Chemistry counts on a small sales team. Some sales organizations don’t like to think about chemistry, instead striving to make hiring criteria quantitative and repeatable. But when I think about my most successful sales reps, the one thing I can say for certain is I had some level of natural chemistry with all of them. And so did the rest of the team. From SDRs to account executives this holds true. When interviewing, you have to want to work with them. You have to be able to imagine working with them—and look forward to that, earnestly. Hire someone who doesn’t have chemistry with you and your team and it will throw off a very delicate ecosystem.
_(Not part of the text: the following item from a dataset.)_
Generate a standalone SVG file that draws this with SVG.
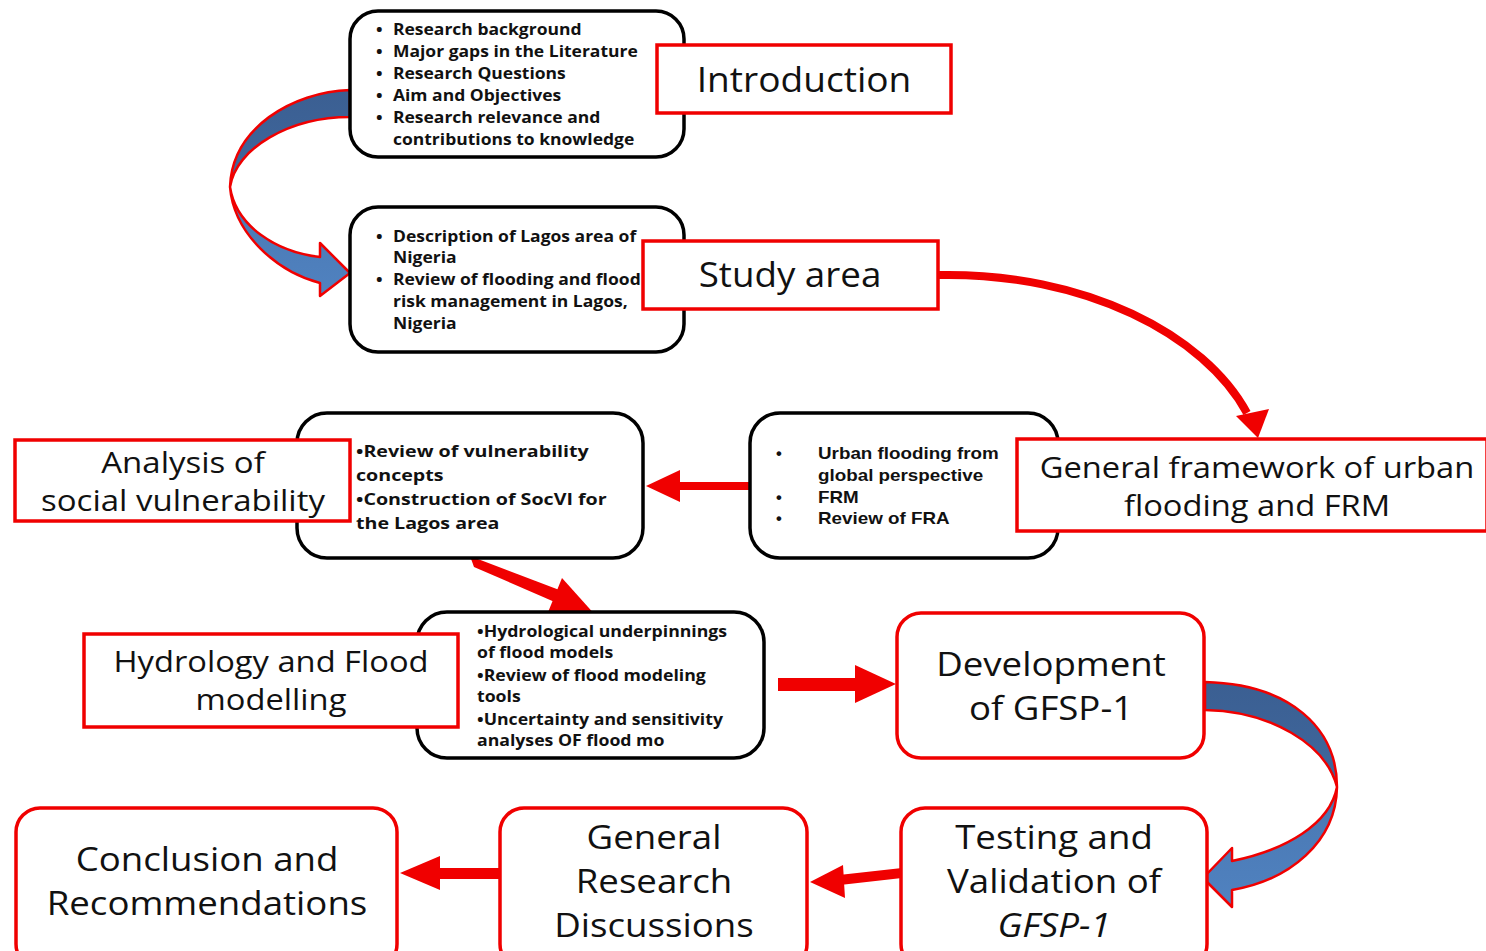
<svg xmlns="http://www.w3.org/2000/svg" width="1486" height="951" viewBox="0 0 1486 951">
<defs>
<linearGradient id="blueA" x1="0" y1="0" x2="0" y2="1">
<stop offset="0" stop-color="#3b5f92"/>
<stop offset="0.45" stop-color="#3f679d"/>
<stop offset="0.55" stop-color="#4a79b4"/>
<stop offset="1" stop-color="#5082c0"/>
</linearGradient>
<style>
.bbox{fill:#ffffff;stroke:#000000;stroke-width:3.5}
.rbox{fill:#ffffff;stroke:#f00000;stroke-width:3.5}
.lbl{font-family:"Open Sans","Liberation Sans",sans-serif;fill:#111111;text-anchor:middle}
.bul{font-family:"Open Sans","Liberation Sans",sans-serif;font-weight:bold;fill:#111111;font-size:15.5px}
.bul2{font-family:"Open Sans","Liberation Sans",sans-serif;font-weight:bold;fill:#111111;font-size:16.5px}
.frm{font-family:"Liberation Sans",Arial,sans-serif;font-weight:bold;fill:#111111;font-size:16.5px}
.red{fill:#f00000}
.redline{fill:none;stroke:#f00000}
.blue{fill:url(#blueA);stroke:#f00000;stroke-width:2.5;stroke-linejoin:round}
</style>
</defs>
<rect width="1486" height="951" fill="#ffffff"/>

<g id="connectors">
<path class="blue" d="M 350 90 C 292 92 232 128 230 187 C 234 235 278 272 320 283 L 320 296 L 350 273 L 320 243 L 320 257 C 276 252 236 226 230 187 C 236 148 290 117 350 117 Z"/>
<path class="blue" d="M 1205 682 C 1290 684 1337 728 1337 787 C 1336 842 1290 880 1232 890 L 1232 907 L 1203 878 L 1232 848 L 1232 861 C 1286 850 1330 824 1337 787 C 1326 744 1270 711 1205 710 Z"/>
<path class="redline" stroke-width="8" d="M 938 275 C 1085 272 1205 335 1247 413"/>
<polygon class="red" points="1258,438 1236,416 1269,409"/>
<rect class="red" x="676" y="482" width="76" height="8"/>
<polygon class="red" points="646,486 680,470 680,502"/>
<polygon class="red" points="470,556 474,567 557,603 562,591"/>
<polygon class="red" points="544,622 562,578 597,617"/>
<rect class="red" x="778" y="678" width="80" height="13"/>
<polygon class="red" points="896,684 855,665 855,703"/>
<polygon class="red" points="902,868 902,878 840,885 839,875"/>
<polygon class="red" points="810,882 843,865 845,898"/>
<rect class="red" x="436" y="868" width="66" height="11"/>
<polygon class="red" points="400,873 440,856 440,890"/>
</g>

<g id="n-intro-bullets">
<rect class="bbox" x="350" y="11" width="334" height="146" rx="28"/>
<g transform="translate(376,0) scale(1.13,1)">
<text class="bul" x="0" y="35">•</text><text class="bul" x="15" y="35">Research background</text>
<text class="bul" x="0" y="57">•</text><text class="bul" x="15" y="57">Major gaps in the Literature</text>
<text class="bul" x="0" y="79">•</text><text class="bul" x="15" y="79">Research Questions</text>
<text class="bul" x="0" y="101">•</text><text class="bul" x="15" y="101">Aim and Objectives</text>
<text class="bul" x="0" y="123">•</text><text class="bul" x="15" y="123">Research relevance and</text>
<text class="bul" x="15" y="145">contributions to knowledge</text>
</g>
</g>
<g id="n-intro">
<rect class="rbox" x="657" y="45" width="294" height="68"/>
<text class="lbl" transform="translate(804,92) scale(1.06,1)" x="0" y="0" font-size="35">Introduction</text>
</g>

<g id="n-study-bullets">
<rect class="bbox" x="350" y="207" width="334" height="145" rx="28"/>
<g transform="translate(376,0) scale(1.13,1)">
<text class="bul" x="0" y="242">•</text><text class="bul" x="15" y="242">Description of Lagos area of</text>
<text class="bul" x="15" y="263">Nigeria</text>
<text class="bul" x="0" y="285">•</text><text class="bul" x="15" y="285">Review of flooding and flood</text>
<text class="bul" x="15" y="307">risk management in Lagos,</text>
<text class="bul" x="15" y="329">Nigeria</text>
</g>
</g>
<g id="n-study">
<rect class="rbox" x="643" y="241" width="295" height="68"/>
<text class="lbl" transform="translate(790,287) scale(1.05,1)" x="0" y="0" font-size="35">Study area</text>
</g>

<g id="n-socvi-bullets">
<rect class="bbox" x="297" y="413" width="346" height="145" rx="30"/>
<g transform="translate(356,0) scale(1.19,1)">
<text class="bul2" x="0" y="457">•Review of vulnerability</text>
<text class="bul2" x="0" y="481">concepts</text>
<text class="bul2" x="0" y="505">•Construction of SocVI for</text>
<text class="bul2" x="0" y="529">the Lagos area</text>
</g>
</g>
<g id="n-social">
<rect class="rbox" x="15" y="440" width="335" height="81"/>
<text class="lbl" transform="translate(183,473) scale(1.1,1)" x="0" y="0" font-size="30">Analysis of</text>
<text class="lbl" transform="translate(183,511) scale(1.1,1)" x="0" y="0" font-size="30">social vulnerability</text>
</g>

<g id="n-frm-bullets">
<rect class="bbox" x="750" y="413" width="308" height="145" rx="30"/>
<text class="frm" x="776" y="459">•</text><text class="frm" x="776" y="503">•</text><text class="frm" x="776" y="524">•</text>
<g transform="translate(818,0) scale(1.14,1)">
<text class="frm" x="0" y="459">Urban flooding from</text>
<text class="frm" x="0" y="481">global perspective</text>
<text class="frm" x="0" y="503">FRM</text>
<text class="frm" x="0" y="524">Review of FRA</text>
</g>
</g>
<g id="n-framework">
<rect class="rbox" x="1017" y="439" width="470" height="92"/>
<text class="lbl" transform="translate(1257,478) scale(1.09,1)" x="0" y="0" font-size="30">General framework of urban</text>
<text class="lbl" transform="translate(1257,516) scale(1.09,1)" x="0" y="0" font-size="30">flooding and FRM</text>
</g>

<g id="n-hydro-bullets">
<rect class="bbox" x="417" y="612" width="347" height="146" rx="30"/>
<g transform="translate(477,0) scale(1.14,1)">
<text class="bul" x="0" y="637">•Hydrological underpinnings</text>
<text class="bul" x="0" y="658">of flood models</text>
<text class="bul" x="0" y="681">•Review of flood modeling</text>
<text class="bul" x="0" y="702">tools</text>
<text class="bul" x="0" y="725">•Uncertainty and sensitivity</text>
<text class="bul" x="0" y="746">analyses OF flood mo</text>
</g>
</g>
<g id="n-hydro">
<rect class="rbox" x="84" y="634" width="374" height="93"/>
<text class="lbl" transform="translate(271,672) scale(1.09,1)" x="0" y="0" font-size="30">Hydrology and Flood</text>
<text class="lbl" transform="translate(271,710) scale(1.09,1)" x="0" y="0" font-size="30">modelling</text>
</g>

<g id="n-gfsp">
<rect class="rbox" x="897" y="613" width="307" height="145" rx="24"/>
<text class="lbl" transform="translate(1051,676) scale(1.11,1)" x="0" y="0" font-size="33">Development</text>
<text class="lbl" transform="translate(1051,720) scale(1.11,1)" x="0" y="0" font-size="33">of GFSP-1</text>
</g>

<g id="n-conclusion">
<rect class="rbox" x="16" y="808" width="381" height="160" rx="24"/>
<text class="lbl" transform="translate(207,871) scale(1.11,1)" x="0" y="0" font-size="33">Conclusion and</text>
<text class="lbl" transform="translate(207,915) scale(1.11,1)" x="0" y="0" font-size="33">Recommendations</text>
</g>

<g id="n-discussions">
<rect class="rbox" x="500" y="808" width="307" height="160" rx="24"/>
<text class="lbl" transform="translate(654,849) scale(1.11,1)" x="0" y="0" font-size="33">General</text>
<text class="lbl" transform="translate(654,893) scale(1.11,1)" x="0" y="0" font-size="33">Research</text>
<text class="lbl" transform="translate(654,937) scale(1.11,1)" x="0" y="0" font-size="33">Discussions</text>
</g>

<g id="n-testing">
<rect class="rbox" x="901" y="808" width="306" height="160" rx="24"/>
<text class="lbl" transform="translate(1054,849) scale(1.11,1)" x="0" y="0" font-size="33">Testing and</text>
<text class="lbl" transform="translate(1054,893) scale(1.11,1)" x="0" y="0" font-size="33">Validation of</text>
<text class="lbl" transform="translate(1054,937) scale(1.11,1)" x="0" y="0" font-size="33" font-style="italic">GFSP-1</text>
</g>
</svg>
True chemistry transcends uniformity and will help you build a diverse team of individuals.

Always listen to your gut.

I sometimes had a gut feeling that something was ‘off’ about a candidate, but they seemed right on paper. Or they scored well on my candidate scoring matrix. Or other people wanted to hire them, so I deferred. I sometimes went against my gut. But after a lot of bad hires, I came to learn that my gut is always right when it comes to sales candidates. Trust your instincts.

Use a scoring matrix. Consistently.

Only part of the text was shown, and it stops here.